** start Material **

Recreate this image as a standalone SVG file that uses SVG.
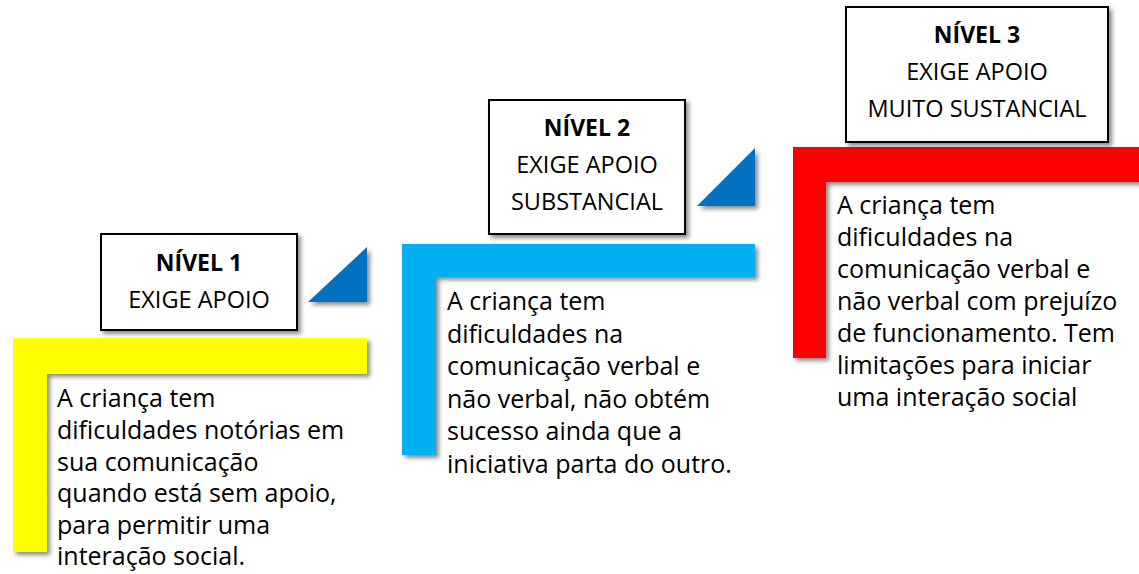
<svg xmlns="http://www.w3.org/2000/svg" width="1139" height="574" viewBox="0 0 1139 574">
  <defs>
    <filter id="sh" x="-10%" y="-10%" width="130%" height="130%">
      <feDropShadow dx="3" dy="3" stdDeviation="2" flood-color="#000" flood-opacity="0.45"/>
    </filter>
  </defs>
  <style>
    .box { fill: #ffffff; stroke: #000000; stroke-width: 2; filter: url(#sh); }
    .tri { fill: #0070C0; filter: url(#sh); }
    .ell { filter: url(#sh); }
    .title { font-family: "Open Sans", "Liberation Sans", sans-serif; font-size: 23px; font-weight: bold; fill: #000; text-anchor: middle; }
    .sub { font-family: "Open Sans", "Liberation Sans", sans-serif; font-size: 23.5px; fill: #000; text-anchor: middle; }
    .body { font-family: "Open Sans", "Liberation Sans", sans-serif; font-size: 25px; fill: #000; }
  </style>
  <rect width="1139" height="574" fill="#ffffff"/>

  <g id="connectors">
    <polygon class="tri" points="308,302 367,247 367,302"/>
    <polygon class="tri" points="697,206 755,148 755,206"/>
  </g>

  <g id="step1">
    <path class="ell" fill="#FFFF00" d="M13,338 H367 V374 H47 V552 H13 Z"/>
    <text class="body">
      <tspan x="57" y="407">A criança tem</tspan>
      <tspan x="57" y="439">dificuldades notórias em</tspan>
      <tspan x="57" y="471">sua comunicação</tspan>
      <tspan x="57" y="502">quando está sem apoio,</tspan>
      <tspan x="57" y="534">para permitir uma</tspan>
      <tspan x="57" y="565">interação social.</tspan>
    </text>
  </g>
  <g id="level1">
    <rect class="box" x="101" y="234" width="196" height="96"/>
    <text class="title" x="199" y="271">NÍVEL 1</text>
    <text class="sub" x="199" y="308">EXIGE APOIO</text>
  </g>

  <g id="step2">
    <path class="ell" fill="#00B0F0" d="M402,244 H755 V277 H436 V455 H402 Z"/>
    <text class="body">
      <tspan x="447" y="310">A criança tem</tspan>
      <tspan x="447" y="342.5">dificuldades na</tspan>
      <tspan x="447" y="375">comunicação verbal e</tspan>
      <tspan x="447" y="407.5">não verbal, não obtém</tspan>
      <tspan x="447" y="440">sucesso ainda que a</tspan>
      <tspan x="447" y="472.5">iniciativa parta do outro.</tspan>
    </text>
  </g>
  <g id="level2">
    <rect class="box" x="489" y="100" width="196" height="134"/>
    <text class="title" x="587" y="136">NÍVEL 2</text>
    <text class="sub" x="587" y="173">EXIGE APOIO</text>
    <text class="sub" x="587" y="210">SUBSTANCIAL</text>
  </g>

  <g id="step3">
    <path class="ell" fill="#FF0000" d="M793,147 H1139 V182 H826 V358 H793 Z"/>
    <text class="body">
      <tspan x="837" y="214">A criança tem</tspan>
      <tspan x="837" y="246">dificuldades na</tspan>
      <tspan x="837" y="278">comunicação verbal e</tspan>
      <tspan x="837" y="310">não verbal com prejuízo</tspan>
      <tspan x="837" y="342">de funcionamento. Tem</tspan>
      <tspan x="837" y="374">limitações para iniciar</tspan>
      <tspan x="837" y="406">uma interação social</tspan>
    </text>
  </g>
  <g id="level3">
    <rect class="box" x="846" y="7" width="262" height="135"/>
    <text class="title" x="977" y="43">NÍVEL 3</text>
    <text class="sub" x="977" y="80">EXIGE APOIO</text>
    <text class="sub" x="977" y="117">MUITO SUSTANCIAL</text>
  </g>
</svg>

** end Material **

Omit the pictures and reproduce the listing exactly.

Recreate this image as a standalone SVG file that uses SVG.
<svg xmlns="http://www.w3.org/2000/svg" width="1139" height="574" viewBox="0 0 1139 574">
  <defs>
    <filter id="sh" x="-10%" y="-10%" width="130%" height="130%">
      <feDropShadow dx="3" dy="3" stdDeviation="2" flood-color="#000" flood-opacity="0.45"/>
    </filter>
  </defs>
  <style>
    .box { fill: #ffffff; stroke: #000000; stroke-width: 2; filter: url(#sh); }
    .tri { fill: #0070C0; filter: url(#sh); }
    .ell { filter: url(#sh); }
    .title { font-family: "Open Sans", "Liberation Sans", sans-serif; font-size: 23px; font-weight: bold; fill: #000; text-anchor: middle; }
    .sub { font-family: "Open Sans", "Liberation Sans", sans-serif; font-size: 23.5px; fill: #000; text-anchor: middle; }
    .body { font-family: "Open Sans", "Liberation Sans", sans-serif; font-size: 25px; fill: #000; }
  </style>
  <rect width="1139" height="574" fill="#ffffff"/>

  <g id="connectors">
    <polygon class="tri" points="308,302 367,247 367,302"/>
    <polygon class="tri" points="697,206 755,148 755,206"/>
  </g>

  <g id="step1">
    <path class="ell" fill="#FFFF00" d="M13,338 H367 V374 H47 V552 H13 Z"/>
    <text class="body">
      <tspan x="57" y="407">A criança tem</tspan>
      <tspan x="57" y="439">dificuldades notórias em</tspan>
      <tspan x="57" y="471">sua comunicação</tspan>
      <tspan x="57" y="502">quando está sem apoio,</tspan>
      <tspan x="57" y="534">para permitir uma</tspan>
      <tspan x="57" y="565">interação social.</tspan>
    </text>
  </g>
  <g id="level1">
    <rect class="box" x="101" y="234" width="196" height="96"/>
    <text class="title" x="199" y="271">NÍVEL 1</text>
    <text class="sub" x="199" y="308">EXIGE APOIO</text>
  </g>

  <g id="step2">
    <path class="ell" fill="#00B0F0" d="M402,244 H755 V277 H436 V455 H402 Z"/>
    <text class="body">
      <tspan x="447" y="310">A criança tem</tspan>
      <tspan x="447" y="342.5">dificuldades na</tspan>
      <tspan x="447" y="375">comunicação verbal e</tspan>
      <tspan x="447" y="407.5">não verbal, não obtém</tspan>
      <tspan x="447" y="440">sucesso ainda que a</tspan>
      <tspan x="447" y="472.5">iniciativa parta do outro.</tspan>
    </text>
  </g>
  <g id="level2">
    <rect class="box" x="489" y="100" width="196" height="134"/>
    <text class="title" x="587" y="136">NÍVEL 2</text>
    <text class="sub" x="587" y="173">EXIGE APOIO</text>
    <text class="sub" x="587" y="210">SUBSTANCIAL</text>
  </g>

  <g id="step3">
    <path class="ell" fill="#FF0000" d="M793,147 H1139 V182 H826 V358 H793 Z"/>
    <text class="body">
      <tspan x="837" y="214">A criança tem</tspan>
      <tspan x="837" y="246">dificuldades na</tspan>
      <tspan x="837" y="278">comunicação verbal e</tspan>
      <tspan x="837" y="310">não verbal com prejuízo</tspan>
      <tspan x="837" y="342">de funcionamento. Tem</tspan>
      <tspan x="837" y="374">limitações para iniciar</tspan>
      <tspan x="837" y="406">uma interação social</tspan>
    </text>
  </g>
  <g id="level3">
    <rect class="box" x="846" y="7" width="262" height="135"/>
    <text class="title" x="977" y="43">NÍVEL 3</text>
    <text class="sub" x="977" y="80">EXIGE APOIO</text>
    <text class="sub" x="977" y="117">MUITO SUSTANCIAL</text>
  </g>
</svg>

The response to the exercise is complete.